How should secure SDLC practices evolve to address these new risks proactively?
- Embrace continuous AI-powered security automation: Integrate AI agents like Jit to automate vulnerability detection, triage, and remediation across all SDLC phases. This proactive automation reduces manual effort, accelerates fixes, and adapts to emerging threats in real time, preventing security gaps caused by evolving AI-generated or low-code environments.
- Update security policies for low-code and AI code generation: Revise secure coding standards and threat models to specifically include risks from AI-generated code and low-code platforms. Train teams on new attack surfaces and establish automated policy enforcement to catch unconventional vulnerabilities early.
- Foster cross-functional collaboration and shared responsibility: Encourage ongoing communication between development, security, and operations teams to quickly identify and mitigate risks introduced by infrastructure-as-code or AI workflows. Use integrated platforms like Jit to centralize visibility and streamline secure decision-making.
How can organizations audit their current SDLC practices to assess security maturity?
Organizations can audit their SDLC security maturity by conducting comprehensive assessments that review policies, tool usage, developer training, and incident response effectiveness. This includes mapping security controls against industry frameworks (like NIST or OWASP), analyzing vulnerability trends, and gathering developer feedback. Automated tools like Jit can help generate real-time reports on security posture and compliance gaps.
What red flags should prompt an immediate overhaul?
Red flags prompting immediate overhaul include:
- Frequent security incidents
- Lack of automated testing in pipelines
- Poor vulnerability remediation times
- Inconsistent policy enforcement
- Minimal developer security awareness
These signs indicate fragile processes that put the organization at high risk and require urgent, structured improvements.
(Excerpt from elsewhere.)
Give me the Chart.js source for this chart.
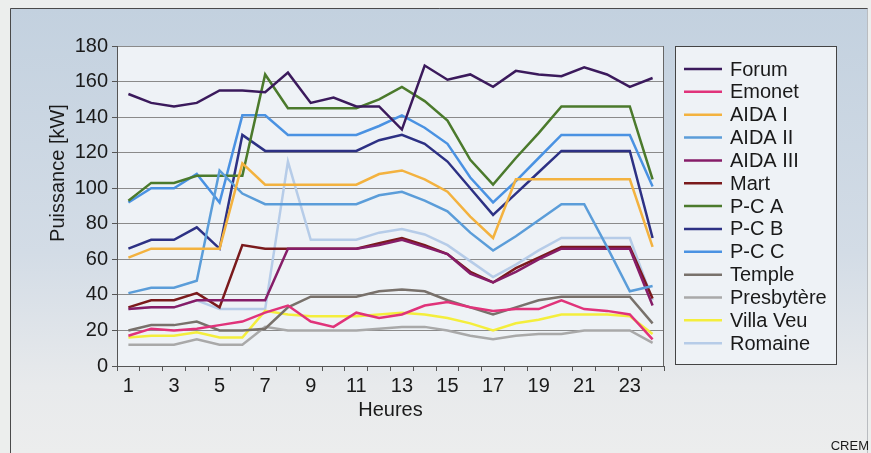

» Learn more: Key categories and tools for SDLC security
From Reactive to Proactive: The Dawn of Secure SDLC
The digital landscape is constantly evolving, with new technologies introducing both incredible opportunities and significant security challenges. In this dynamic environment, relying on traditional, siloed security checks is no longer sufficient. The path to truly resilient software lies in embedding security as an intrinsic part of every stage of the SDLC, transforming it from an afterthought into a foundational element.
The cornerstone of this proactive approach is the strategic adoption of automated, continuous monitoring tools. These aren't just an enhancement; they are a necessity. By providing real-time visibility into your codebase, flagging vulnerabilities as they emerge, and even suggesting remediations, these tools empower development teams to build security in, rather than bolt it on.